Starting at the first line of the listing below, retype each line up to and including the one that contains "import matplotlib.pyplot as plt". Leave pictures out.
========
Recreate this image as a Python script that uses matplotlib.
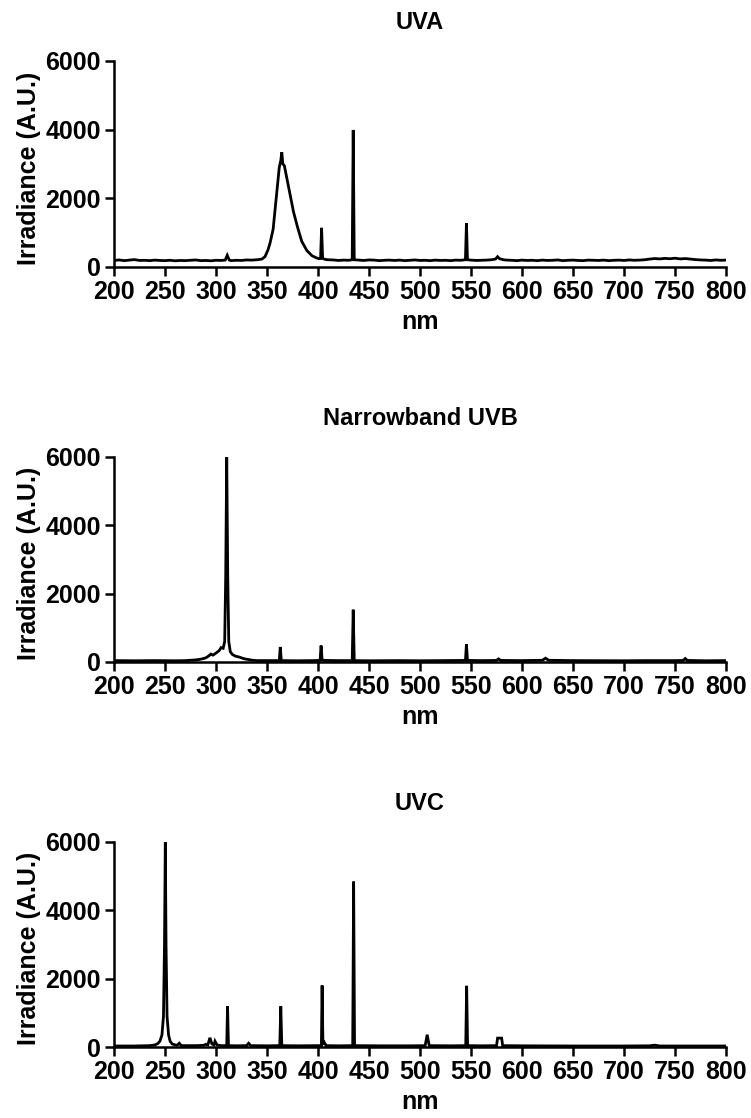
import numpy as np
import matplotlib
matplotlib.use('Agg')
import matplotlib.pyplot as plt

# spectres (nm, irradiance A.U.)
uva_nm = [200, 205, 210, 215, 220, 225, 230, 235, 240, 245, 250, 255, 260, 265, 270,
          275, 280, 285, 290, 295, 300, 305, 309, 311, 313, 315, 320, 325, 330, 335,
          340, 345, 348, 351, 353, 356, 358, 360, 362, 363.5, 364.5, 365.5, 367, 370,
          373, 376, 380, 384, 389, 394, 398, 401, 402.5, 403.5, 404.5, 407, 410, 415,
          420, 425, 430, 433.5, 434.5, 435.5, 440, 445, 450, 455, 460, 465, 470, 475,
          480, 485, 490, 495, 500, 505, 510, 515, 520, 525, 530, 535, 540, 544.5, 545.5,
          546.5, 550, 555, 560, 565, 570, 574, 576, 578, 582, 585, 590, 595, 600, 605,
          610, 615, 620, 625, 630, 635, 640, 645, 650, 655, 660, 665, 670, 675, 680,
          685, 690, 695, 700, 705, 710, 715, 720, 725, 730, 735, 740, 745, 750, 755,
          760, 765, 770, 775, 780, 785, 790, 795, 800]
uva_irr = [190, 205, 185, 200, 215, 190, 195, 185, 200, 190, 185, 195, 180, 190, 185,
           195, 205, 185, 190, 180, 195, 190, 200, 340, 200, 185, 195, 190, 205, 200,
           210, 230, 300, 500, 700, 1100, 1700, 2300, 2900, 3100, 3340, 3000, 2950, 2500,
           2050, 1600, 1150, 750, 480, 330, 270, 240, 250, 1140, 250, 220, 210, 205,
           190, 200, 195, 210, 3990, 210, 200, 190, 205, 200, 185, 195, 200, 190,
           200, 185, 195, 205, 190, 195, 185, 200, 190, 195, 185, 200, 195, 210, 1280,
           210, 200, 190, 195, 200, 210, 230, 300, 240, 210, 200, 195, 185, 200, 190,
           195, 185, 200, 190, 195, 205, 185, 195, 200, 190, 185, 200, 195, 190, 200,
           185, 195, 200, 190, 205, 195, 200, 210, 230, 245, 235, 250, 240, 255, 235,
           245, 230, 215, 205, 200, 190, 205, 195, 200]

nbuvb_nm = [200, 220, 240, 260, 270, 280, 285, 290, 293, 295, 297, 300, 303, 305, 307,
            308.5, 309.5, 310.5, 311.5, 312.5, 314, 316, 319, 322, 325, 328, 332, 336,
            340, 350, 362, 363, 364, 380, 395, 402, 403, 404, 406, 420, 433.5, 434.5,
            435.5, 450, 480, 500, 520, 544.5, 545.5, 546.5, 560, 575, 577, 579, 600,
            620, 623, 626, 650, 700, 720, 750, 758, 760, 762, 780, 800]
nbuvb_irr = [40, 35, 40, 35, 40, 60, 80, 120, 180, 230, 200, 260, 330, 420, 400,
             600, 2500, 6000, 2500, 600, 300, 220, 170, 150, 120, 90, 70, 50,
             40, 40, 40, 440, 40, 35, 40, 45, 480, 60, 45, 40, 40, 1530,
             40, 35, 40, 35, 40, 45, 520, 45, 40, 45, 90, 45, 40,
             50, 110, 50, 40, 35, 40, 40, 45, 100, 45, 35, 40]

uvc_nm = [200, 220, 235, 240, 243, 245, 247, 248.5, 249.5, 250.3, 251, 252, 253.5, 255,
          257, 260, 262, 264, 266, 280, 288, 290, 292, 294, 296, 298, 299, 301, 305,
          310.5, 311.3, 312.2, 320, 330, 332, 334, 350, 362.5, 363.5, 364.5, 380, 400,
          403.3, 404, 404.8, 406, 408, 420, 434, 434.9, 435.8, 460, 490, 505, 507, 509,
          530, 544.8, 545.7, 546.6, 560, 575, 576, 580, 581, 600, 650, 700, 725, 730,
          735, 800]
uvc_irr = [30, 30, 40, 60, 100, 170, 350, 900, 3000, 6000, 3000, 900, 350, 170,
           90, 60, 50, 110, 40, 40, 50, 80, 60, 270, 90, 60, 170, 60, 40,
           40, 1190, 40, 35, 40, 110, 40, 35, 40, 1190, 40, 35, 40,
           40, 1800, 100, 140, 40, 35, 40, 4840, 40, 35, 35, 40, 360, 40,
           35, 40, 1790, 40, 35, 40, 260, 260, 40, 35, 30, 30, 35, 55,
           30, 30]

titres = ['UVA', 'Narrowband UVB', 'UVC']
series = [(uva_nm, uva_irr), (nbuvb_nm, nbuvb_irr), (uvc_nm, uvc_irr)]
xticks = np.arange(200, 801, 50)
yticks = [0, 2000, 4000, 6000]

# positions des axes (fraction de la figure)
positions = [[0.1518, 0.7612, 0.815, 0.1843],
             [0.1518, 0.4079, 0.815, 0.1834],
             [0.1518, 0.0635, 0.815, 0.1834]]

plt.rcParams['font.family'] = ['Liberation Sans', 'DejaVu Sans']

fig = plt.figure(figsize=(7.51, 11.18), dpi=100)

for i in range(3):
    ax = fig.add_axes(positions[i])
    x, y = series[i]
    ax.plot(x, y, color='black', linewidth=2.0, solid_joinstyle='miter')
    ax.set_xlim(200, 800)
    ax.set_ylim(0, 6000)
    ax.set_xticks(xticks)
    ax.set_yticks(yticks)
    for s in ['top', 'right']:
        ax.spines[s].set_visible(False)
    for s in ['left', 'bottom']:
        ax.spines[s].set_linewidth(1.8)
    ax.tick_params(direction='out', length=6.5, width=1.8, pad=3, labelsize=18)
    for lab in ax.get_xticklabels() + ax.get_yticklabels():
        lab.set_fontweight('bold')
    ax.set_title(titres[i], fontsize=17, fontweight='bold', pad=23)
    ax.set_xlabel('nm', fontsize=18, fontweight='bold', labelpad=4)
    ax.set_ylabel('Irradiance (A.U.)', fontsize=18, fontweight='bold')
    ax.yaxis.set_label_coords(-0.12, 0.48)

plt.savefig('out.png', dpi=100)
========
- Complete response
Recreate this image as a Python script that uses matplotlib.
import numpy as np
import matplotlib
matplotlib.use('Agg')
import matplotlib.pyplot as plt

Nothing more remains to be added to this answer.